How I Lead
This page outlines the principles I use when leading teams, delivering systems, and making tradeoffs. It’s a practical snapshot of how I approach leadership and decision-making.
Leadership Principles
- Outcomes over activity.
I focus on making complex systems more predictable through clarity, ownership, and thoughtful decision-making.
- Clarity beats cleverness.
Simple, explainable decisions scale better than impressive but fragile ones.
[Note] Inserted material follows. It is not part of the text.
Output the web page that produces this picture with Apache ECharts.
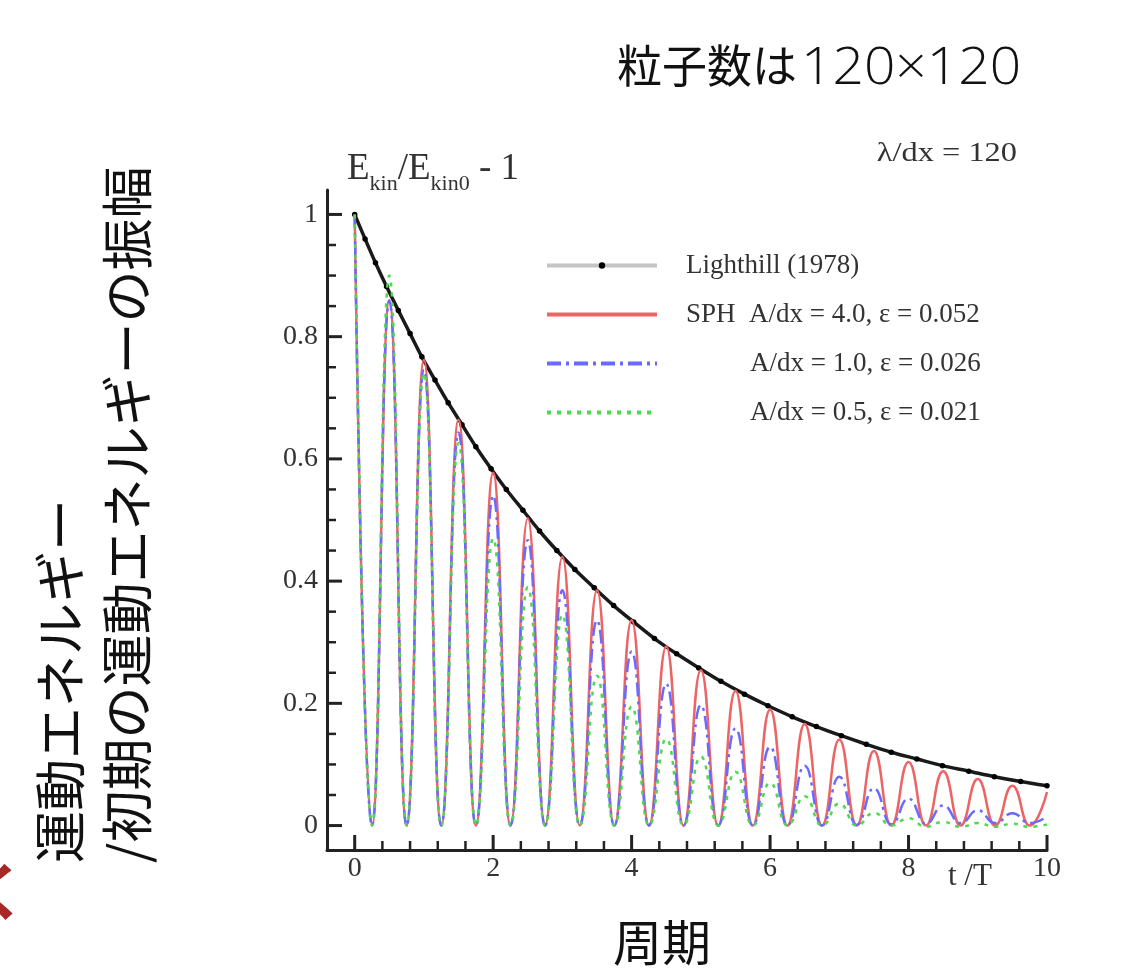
<!DOCTYPE html>
<html>
<head>
<meta charset="utf-8">
<script src="https://cdn.jsdelivr.net/npm/echarts@6.0.0/dist/echarts.min.js"></script>
<style>
html,body{margin:0;padding:0;background:#ffffff;}
#chart{width:1124px;height:973px;}
</style>
</head>
<body>
<div id="chart"></div>
<script>
// ---- data ----
const lighthillT = [0, 0.15, 0.30, 0.46, 0.63, 0.80, 0.97, 1.16, 1.35, 1.55, 1.75, 1.97, 2.19, 2.43, 2.67, 2.92, 3.18, 3.46, 3.74, 4.03, 4.33, 4.65, 4.97, 5.29, 5.63, 5.97, 6.32, 6.67, 7.03, 7.39, 7.75, 8.12, 8.49, 8.87, 9.24, 9.62, 10.0];
const lighthillV = [1.000, 0.960, 0.921, 0.882, 0.843, 0.805, 0.767, 0.729, 0.692, 0.656, 0.620, 0.584, 0.550, 0.516, 0.482, 0.450, 0.419, 0.389, 0.360, 0.333, 0.306, 0.281, 0.258, 0.236, 0.215, 0.196, 0.178, 0.162, 0.147, 0.133, 0.120, 0.109, 0.098, 0.089, 0.080, 0.072, 0.065];

const waveT = [0, 0.25, 0.5, 0.75, 1, 1.25, 1.5, 1.75, 2, 2.25, 2.5, 2.75, 3, 3.25, 3.5, 3.75, 4, 4.25, 4.5, 4.75, 5, 5.25, 5.5, 5.75, 6, 6.25, 6.5, 6.75, 7, 7.25, 7.5, 7.75, 8, 8.25, 8.5, 8.75, 9, 9.25, 9.5, 9.75, 10];
const sph40V = [1.0, 0, 0.859, 0, 0.762, 0, 0.664, 0, 0.577, 0, 0.503, 0, 0.440, 0, 0.385, 0, 0.336, 0, 0.293, 0, 0.254, 0, 0.220, 0, 0.190, 0, 0.166, 0, 0.141, 0, 0.122, 0, 0.104, 0, 0.089, 0, 0.076, 0, 0.065, 0, 0.055];
const sph10V = [1.0, 0, 0.859, 0, 0.746, 0, 0.643, 0, 0.540, 0, 0.467, 0, 0.385, 0, 0.336, 0, 0.285, 0, 0.232, 0, 0.197, 0, 0.159, 0, 0.129, 0, 0.098, 0, 0.080, 0.001, 0.061, 0.002, 0.044, 0.003, 0.033, 0.004, 0.025, 0.004, 0.020, 0.004, 0.015];
const sph05V = [1.0, 0, 0.900, 0, 0.740, 0, 0.626, 0, 0.470, 0, 0.390, 0, 0.345, 0, 0.245, 0, 0.195, 0, 0.142, 0, 0.113, 0, 0.088, 0, 0.070, 0, 0.048, 0, 0.036, 0, 0.021, 0, 0.012, -0.002, 0.006, -0.002, 0.004, -0.002, 0.003, -0.002, 0.002];

const seriesNames = ['Lighthill (1978)', 'SPH  A/dx = 4.0, ε = 0.052', 'A/dx = 1.0, ε = 0.026', 'A/dx = 0.5, ε = 0.021'];

const xMajorTicks = [0, 2, 4, 6, 8, 10];
const xMinorTicks = [0.4, 0.8, 1.2, 1.6, 2.4, 2.8, 3.2, 3.6, 4.4, 4.8, 5.2, 5.6, 6.4, 6.8, 7.2, 7.6, 8.4, 8.8, 9.2, 9.6];
const yMajorTicks = [0, 0.2, 0.4, 0.6, 0.8, 1];
const yMinorTicks = [0.05, 0.1, 0.15, 0.25, 0.3, 0.35, 0.45, 0.5, 0.55, 0.65, 0.7, 0.75, 0.85, 0.9, 0.95];

// ---- chart ----
const chart = echarts.init(document.getElementById('chart'), null, {renderer: 'canvas'});
const serif = 'Liberation Serif';
const cjk = 'Noto Sans CJK JP';
const axisCol = '#222222';
const X_MIN = -0.4, X_MAX = 10, Y_MIN = -0.04, Y_MAX = 1.04;

function pairs(t, v) { return t.map((x, i) => [x, v[i]]); }

// tick marks drawn through the axes' own scales (api.coord)
function tickSeries(values, isX, len, width) {
  return {
    type: 'custom', xAxisIndex: 0, yAxisIndex: 0, silent: true, clip: false, z: 10,
    data: values.map(v => isX ? [v, Y_MIN] : [X_MIN, v]),
    renderItem: function (params, api) {
      const p = api.coord([api.value(0), api.value(1)]);
      const shape = isX
        ? {x1: p[0], y1: p[1], x2: p[0], y2: p[1] - len}
        : {x1: p[0], y1: p[1], x2: p[0] + len, y2: p[1]};
      return {type: 'line', shape: shape, style: {stroke: axisCol, lineWidth: width}};
    }
  };
}

const legendRows = [
  {name: seriesNames[0], top: 252, pad: 24, line: {color: '#c4c4c4', width: 4}},
  {name: seriesNames[1], top: 301, pad: 24, line: {width: 4}},
  {name: seriesNames[2], top: 350, pad: 88, line: {width: 4}},
  {name: seriesNames[3], top: 399, pad: 88, line: {width: 4}}
];

const option = {
  backgroundColor: '#ffffff',
  animation: false,
  grid: {left: 327, right: 77, top: 190, bottom: 123, containLabel: false},
  xAxis: {
    type: 'value', min: X_MIN, max: X_MAX, position: 'bottom',
    axisLine: {show: true, onZero: false, lineStyle: {color: axisCol, width: 3}},
    axisTick: {show: false},
    axisLabel: {show: true, customValues: xMajorTicks, fontFamily: serif, fontSize: 28, color: '#333', margin: 5},
    splitLine: {show: false}
  },
  yAxis: {
    type: 'value', min: Y_MIN, max: Y_MAX, position: 'left',
    axisLine: {show: true, onZero: false, lineStyle: {color: axisCol, width: 3}},
    axisTick: {show: false},
    axisLabel: {show: true, customValues: yMajorTicks, fontFamily: serif, fontSize: 28, color: '#333', margin: 9},
    splitLine: {show: false}
  },
  legend: legendRows.map(r => ({
    data: [r.name],
    orient: 'vertical',
    left: 545, top: r.top,
    padding: 0,
    itemWidth: 110, itemHeight: 8,
    selectedMode: false,
    lineStyle: r.line,
    itemStyle: r.name === seriesNames[0] ? {color: '#000'} : {color: 'rgba(0,0,0,0)', borderWidth: 0},
    textStyle: {fontFamily: serif, fontSize: 27, color: '#333', padding: [0, 0, 0, r.pad]}
  })),
  series: [
    {
      name: seriesNames[0], type: 'line',
      data: pairs(lighthillT, lighthillV),
      smooth: 0.3,
      symbol: 'circle', symbolSize: 5.5, showSymbol: true,
      itemStyle: {color: '#000'},
      lineStyle: {color: '#1a1a1a', width: 3.5},
      z: 2
    },
    {
      name: seriesNames[1], type: 'line',
      data: pairs(waveT, sph40V),
      smooth: 0.5, smoothMonotone: 'x',
      symbol: 'none',
      itemStyle: {color: '#ec6464'},
      lineStyle: {color: '#ec6464', width: 2.5},
      z: 3
    },
    {
      name: seriesNames[2], type: 'line',
      data: pairs(waveT, sph10V),
      smooth: 0.5, smoothMonotone: 'x',
      symbol: 'none',
      itemStyle: {color: '#6a6aff'},
      lineStyle: {color: '#6a6aff', width: 2.5, type: [14, 5, 3, 5]},
      z: 4
    },
    {
      name: seriesNames[3], type: 'line',
      data: pairs(waveT, sph05V),
      smooth: 0.5, smoothMonotone: 'x',
      symbol: 'none',
      itemStyle: {color: '#4ed84e'},
      lineStyle: {color: '#4ed84e', width: 2.5, type: [4, 6]},
      z: 5
    },
    tickSeries(xMajorTicks, true, 15, 3),
    tickSeries(xMinorTicks, true, 9, 2.5),
    tickSeries(yMajorTicks, false, 15, 3),
    tickSeries(yMinorTicks, false, 9, 2.5)
  ],
  graphic: [
    {
      type: 'text', x: 617, y: 66,
      style: {text: '粒子数は', fontFamily: cjk, fontSize: 45, fill: '#111', align: 'left', verticalAlign: 'middle'}
    },
    {
      type: 'text', x: 801, y: 69, scaleX: 1.08,
      style: {text: '120×120', fontFamily: 'Open Sans', fontWeight: 300, fontSize: 51, fill: '#111', align: 'left', verticalAlign: 'middle'}
    },
    {
      type: 'text', x: 347, y: 173,
      style: {
        text: '{n|E}{s|kin}{n|/E}{s|kin0}{n| - 1}',
        align: 'left', verticalAlign: 'middle',
        rich: {
          n: {fontFamily: serif, fontSize: 37, fill: '#333', lineHeight: 36, verticalAlign: 'top'},
          s: {fontFamily: serif, fontSize: 22, fill: '#333', lineHeight: 44, verticalAlign: 'bottom'}
        }
      }
    },
    {
      type: 'text', x: 1017, y: 154, scaleX: 1.2,
      style: {text: 'λ/dx = 120', fontFamily: serif, fontSize: 27, fill: '#333', align: 'right', verticalAlign: 'middle'}
    },
    {
      type: 'text', x: 948, y: 877,
      style: {text: 't /T', fontFamily: serif, fontSize: 31, fill: '#333', align: 'left', verticalAlign: 'middle'}
    },
    {
      type: 'text', x: 662, y: 942,
      style: {text: '周期', fontFamily: cjk, fontSize: 49, fill: '#111', align: 'center', verticalAlign: 'middle'}
    },
    {
      type: 'text', x: 60, y: 863, rotation: Math.PI / 2,
      style: {text: '運動エネルギー', fontFamily: cjk, fontSize: 52, fill: '#111', align: 'left', verticalAlign: 'middle'}
    },
    {
      type: 'text', x: 127, y: 863, rotation: Math.PI / 2,
      style: {text: '/初期の運動エネルギーの振幅', fontFamily: cjk, fontSize: 52, fill: '#111', align: 'left', verticalAlign: 'middle'}
    },
    {
      type: 'text', x: -34, y: 891,
      style: {text: 'く', fontFamily: cjk, fontWeight: 'bold', fontSize: 62, fill: '#a82828', align: 'left', verticalAlign: 'middle'}
    }
  ]
};
chart.setOption(option);
</script>
</body>
</html>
- Make uncertainty visible.
If something is unclear—scope, risk, cost, or ownership—I surface it early so it can be addressed deliberately instead of becoming a surprise.
- Systems before heroics.
I prefer repeatable processes, automation, and guardrails over relying on individual heroics or tribal knowledge.
- Bias toward responsible delivery.
Shipping matters, but not at the expense of security, governance, or long-term operability— especially for AI-enabled systems.
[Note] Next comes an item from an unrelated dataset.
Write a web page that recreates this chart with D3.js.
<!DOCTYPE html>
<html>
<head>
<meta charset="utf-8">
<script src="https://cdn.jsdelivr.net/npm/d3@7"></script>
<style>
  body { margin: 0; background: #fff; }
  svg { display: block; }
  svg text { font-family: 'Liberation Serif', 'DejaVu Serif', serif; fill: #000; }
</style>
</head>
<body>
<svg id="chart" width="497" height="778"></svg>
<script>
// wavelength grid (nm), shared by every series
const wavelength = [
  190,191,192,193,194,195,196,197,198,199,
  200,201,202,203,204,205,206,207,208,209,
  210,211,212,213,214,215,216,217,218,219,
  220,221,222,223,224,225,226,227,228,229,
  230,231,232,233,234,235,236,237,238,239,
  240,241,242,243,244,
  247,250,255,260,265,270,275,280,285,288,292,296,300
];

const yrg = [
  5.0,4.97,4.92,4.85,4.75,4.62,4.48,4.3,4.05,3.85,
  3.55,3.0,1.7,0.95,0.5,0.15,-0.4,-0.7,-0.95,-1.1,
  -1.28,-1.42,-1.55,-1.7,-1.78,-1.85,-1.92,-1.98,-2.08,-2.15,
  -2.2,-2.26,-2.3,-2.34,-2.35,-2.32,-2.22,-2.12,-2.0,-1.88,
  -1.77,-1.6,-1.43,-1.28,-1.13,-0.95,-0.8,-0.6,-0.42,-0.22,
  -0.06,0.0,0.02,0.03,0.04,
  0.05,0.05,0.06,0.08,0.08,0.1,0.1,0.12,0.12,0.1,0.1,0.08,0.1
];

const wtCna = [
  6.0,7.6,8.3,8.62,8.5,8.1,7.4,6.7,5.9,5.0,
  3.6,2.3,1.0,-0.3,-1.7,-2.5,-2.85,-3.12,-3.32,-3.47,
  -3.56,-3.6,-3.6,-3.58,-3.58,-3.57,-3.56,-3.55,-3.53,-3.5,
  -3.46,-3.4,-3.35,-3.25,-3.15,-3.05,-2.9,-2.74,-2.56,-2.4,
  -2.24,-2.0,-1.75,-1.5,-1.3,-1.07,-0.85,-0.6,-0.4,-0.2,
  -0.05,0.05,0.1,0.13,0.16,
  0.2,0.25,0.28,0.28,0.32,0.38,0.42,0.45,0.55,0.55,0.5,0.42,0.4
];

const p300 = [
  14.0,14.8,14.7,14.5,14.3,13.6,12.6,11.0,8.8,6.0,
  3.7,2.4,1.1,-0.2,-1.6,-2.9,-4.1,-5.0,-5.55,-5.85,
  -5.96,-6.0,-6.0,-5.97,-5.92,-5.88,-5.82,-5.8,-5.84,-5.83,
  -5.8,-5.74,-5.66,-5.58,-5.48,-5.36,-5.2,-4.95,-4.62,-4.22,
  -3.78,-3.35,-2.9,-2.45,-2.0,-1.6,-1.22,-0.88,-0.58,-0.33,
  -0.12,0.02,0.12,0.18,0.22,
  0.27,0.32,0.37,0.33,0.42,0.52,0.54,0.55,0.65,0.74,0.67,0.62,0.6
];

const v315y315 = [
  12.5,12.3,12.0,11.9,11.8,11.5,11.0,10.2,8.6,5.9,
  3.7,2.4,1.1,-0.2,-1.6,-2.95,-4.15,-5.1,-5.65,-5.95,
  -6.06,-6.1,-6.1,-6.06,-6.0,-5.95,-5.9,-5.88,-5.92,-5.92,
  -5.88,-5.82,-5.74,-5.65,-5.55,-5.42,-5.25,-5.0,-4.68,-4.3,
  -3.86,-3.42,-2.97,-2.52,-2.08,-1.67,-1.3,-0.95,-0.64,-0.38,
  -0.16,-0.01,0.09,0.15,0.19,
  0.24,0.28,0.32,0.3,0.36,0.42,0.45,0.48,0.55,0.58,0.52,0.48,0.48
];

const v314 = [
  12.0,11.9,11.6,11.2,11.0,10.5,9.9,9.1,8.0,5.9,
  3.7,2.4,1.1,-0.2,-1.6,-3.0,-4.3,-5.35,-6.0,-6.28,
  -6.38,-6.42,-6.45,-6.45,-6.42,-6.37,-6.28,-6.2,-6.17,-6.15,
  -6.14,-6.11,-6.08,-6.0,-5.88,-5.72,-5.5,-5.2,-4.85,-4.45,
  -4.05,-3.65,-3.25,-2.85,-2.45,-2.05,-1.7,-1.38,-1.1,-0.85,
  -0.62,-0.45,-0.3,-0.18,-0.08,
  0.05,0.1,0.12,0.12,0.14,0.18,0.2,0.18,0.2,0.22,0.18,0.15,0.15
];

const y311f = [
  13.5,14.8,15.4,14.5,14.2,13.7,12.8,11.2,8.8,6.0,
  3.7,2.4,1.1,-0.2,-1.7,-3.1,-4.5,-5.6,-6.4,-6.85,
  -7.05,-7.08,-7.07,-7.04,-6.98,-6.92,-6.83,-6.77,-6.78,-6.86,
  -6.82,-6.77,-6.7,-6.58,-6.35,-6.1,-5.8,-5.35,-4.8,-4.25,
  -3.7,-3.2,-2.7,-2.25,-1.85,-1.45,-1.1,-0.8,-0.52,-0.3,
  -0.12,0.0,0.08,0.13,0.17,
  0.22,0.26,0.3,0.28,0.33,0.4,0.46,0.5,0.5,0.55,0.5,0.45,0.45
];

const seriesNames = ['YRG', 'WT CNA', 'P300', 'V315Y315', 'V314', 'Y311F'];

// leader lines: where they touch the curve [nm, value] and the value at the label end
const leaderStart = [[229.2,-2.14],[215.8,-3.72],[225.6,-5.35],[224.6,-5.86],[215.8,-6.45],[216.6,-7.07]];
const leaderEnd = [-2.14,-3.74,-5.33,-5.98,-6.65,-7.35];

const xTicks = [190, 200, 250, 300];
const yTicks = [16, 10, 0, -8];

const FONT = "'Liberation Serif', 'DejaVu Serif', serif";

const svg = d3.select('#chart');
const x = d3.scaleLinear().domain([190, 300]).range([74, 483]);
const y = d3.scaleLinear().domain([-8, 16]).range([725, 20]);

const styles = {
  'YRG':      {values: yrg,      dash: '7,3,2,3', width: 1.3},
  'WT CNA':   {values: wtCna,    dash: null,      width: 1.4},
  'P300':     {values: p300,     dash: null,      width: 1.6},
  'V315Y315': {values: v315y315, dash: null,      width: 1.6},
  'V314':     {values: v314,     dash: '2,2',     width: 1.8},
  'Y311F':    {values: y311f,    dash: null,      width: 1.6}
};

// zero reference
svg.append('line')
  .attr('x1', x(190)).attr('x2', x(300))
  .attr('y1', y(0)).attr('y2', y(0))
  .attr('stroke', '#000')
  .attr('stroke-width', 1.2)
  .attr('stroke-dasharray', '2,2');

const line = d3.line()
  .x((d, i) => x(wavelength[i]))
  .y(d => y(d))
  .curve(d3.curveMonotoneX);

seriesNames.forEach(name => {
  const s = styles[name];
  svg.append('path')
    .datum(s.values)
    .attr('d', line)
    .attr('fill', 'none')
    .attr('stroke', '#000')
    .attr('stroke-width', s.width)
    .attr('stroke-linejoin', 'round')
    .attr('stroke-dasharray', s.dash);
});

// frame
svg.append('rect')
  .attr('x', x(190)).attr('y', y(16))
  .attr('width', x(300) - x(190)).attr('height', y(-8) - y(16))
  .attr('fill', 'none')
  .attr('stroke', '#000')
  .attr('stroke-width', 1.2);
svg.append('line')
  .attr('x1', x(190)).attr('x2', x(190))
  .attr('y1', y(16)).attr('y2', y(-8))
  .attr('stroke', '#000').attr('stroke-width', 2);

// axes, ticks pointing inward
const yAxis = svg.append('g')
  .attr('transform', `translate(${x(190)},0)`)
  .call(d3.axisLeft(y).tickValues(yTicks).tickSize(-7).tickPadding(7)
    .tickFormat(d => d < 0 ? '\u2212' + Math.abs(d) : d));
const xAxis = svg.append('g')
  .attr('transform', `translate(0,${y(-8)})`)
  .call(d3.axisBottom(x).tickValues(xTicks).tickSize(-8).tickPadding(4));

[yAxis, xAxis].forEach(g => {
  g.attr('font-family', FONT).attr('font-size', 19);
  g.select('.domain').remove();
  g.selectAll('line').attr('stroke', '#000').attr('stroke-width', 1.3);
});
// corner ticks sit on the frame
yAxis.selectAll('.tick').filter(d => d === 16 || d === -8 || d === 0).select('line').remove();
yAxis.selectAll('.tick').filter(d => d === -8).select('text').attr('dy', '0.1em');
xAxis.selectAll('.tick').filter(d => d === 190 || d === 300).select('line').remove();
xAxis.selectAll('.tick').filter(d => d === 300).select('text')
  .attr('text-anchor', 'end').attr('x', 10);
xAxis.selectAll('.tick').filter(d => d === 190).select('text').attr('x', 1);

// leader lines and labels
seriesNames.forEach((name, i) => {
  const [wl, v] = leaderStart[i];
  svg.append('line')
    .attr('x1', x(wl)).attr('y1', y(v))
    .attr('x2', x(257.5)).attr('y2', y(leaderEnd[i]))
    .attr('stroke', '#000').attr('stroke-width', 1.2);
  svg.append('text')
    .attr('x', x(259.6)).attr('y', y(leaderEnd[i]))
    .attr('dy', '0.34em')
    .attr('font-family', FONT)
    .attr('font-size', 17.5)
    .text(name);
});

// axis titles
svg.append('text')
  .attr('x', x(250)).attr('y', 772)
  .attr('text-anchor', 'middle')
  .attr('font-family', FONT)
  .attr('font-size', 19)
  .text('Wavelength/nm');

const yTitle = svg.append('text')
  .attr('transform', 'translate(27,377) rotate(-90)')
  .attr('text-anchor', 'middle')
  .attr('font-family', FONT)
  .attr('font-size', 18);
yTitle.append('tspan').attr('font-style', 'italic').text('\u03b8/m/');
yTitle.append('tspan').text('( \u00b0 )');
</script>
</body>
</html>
- Trust is built through clarity.
I aim to be explicit about decisions and tradeoffs so teams and stakeholders can align without guesswork.
What I’m Not
I’m not driven by optics or overstated certainty. I prefer being explicit about risk, assumptions, and tradeoffs.
I don’t rely on individual heroics. I prefer systems and teams that operate reliably without constant escalation.
I’m not dogmatic about specific tools or frameworks. I care more about outcomes and context than rigid adherence to process.